The Farm Bureau's survey figures the same items will set you back $91 — $3.77 more than last year.
And even after discounting inflation, prices are still up by $2.47.
As always, the bird is not just the centerpiece of the meal but also the priciest item on the shopping list. Farm Bureau shoppers found the average 16-pound bird selling for $1.30 a pound, about a dime a pound more than last year.
Julie Murphree, the organization's public relations director, said the increase should come as no surprise.
“All meat prices, across the board, are up,” she said. And Murphree said it appears that trend should continue for the foreseeable future.

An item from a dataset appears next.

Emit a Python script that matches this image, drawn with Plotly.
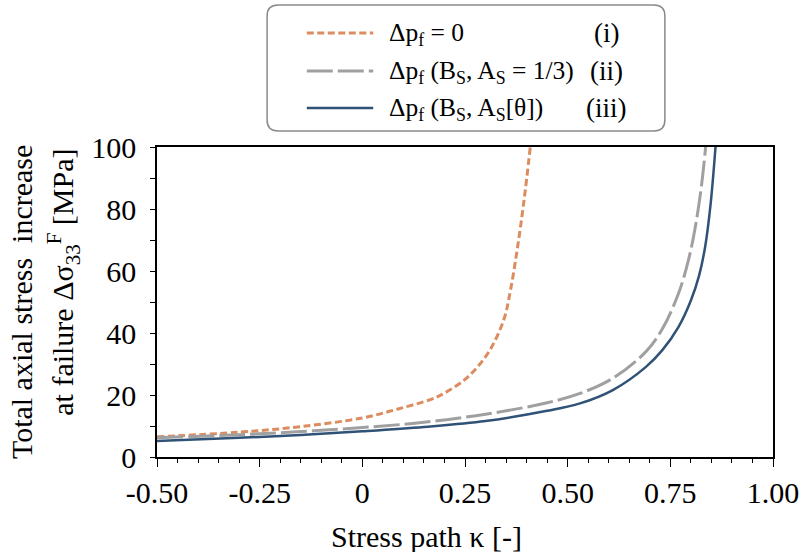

But careful shoppers can do much better, although there are some conditions.
The annual survey is based on what Farm Bureau shoppers find in the stores. That's before any coupons — and before any special savings offered to holders of a supermarket's affinity card.
Several stores already are offering free 16-pound turkeys to shoppers, but that is contingent on buying $100 worth of other items in the same shopping trip.
The year-over-year price changes for other items for dinner are all over the board and fall into no particular pattern.
For example, milk is virtually the same price it was last year. But that half pint of whipping cream is now selling for $2.28, a whopping 30 percent increase over 2012 prices.
Sweet potatoes are more expensive, but you can get a package frozen peas for 20 percent less this year than last year.
Murphree said the Farm Bureau continues to see an increase in sales of products labeled organic, in the neighborhood of 8 to 9 percent a year, far faster than population growth.
Still, it's not like Arizonans are rushing to put more organic items on the table.
“It's still such a small percentage of the ag market,” Murphree said.
“But it's significant,” she continued. “And we are all celebrating it because whenever you have a segment that has a lot of growth, its healthy overall for the entire industry.”
Murphree also pointed out that the total tab for Arizona shoppers is less than the national average.
“We always like to make that comparison,” she said. “Sometimes we're ahead of them.”
She said that while the final tab for a single meal may seem like a lot, shoppers should put that into perspective: The final price is $4.86 per person.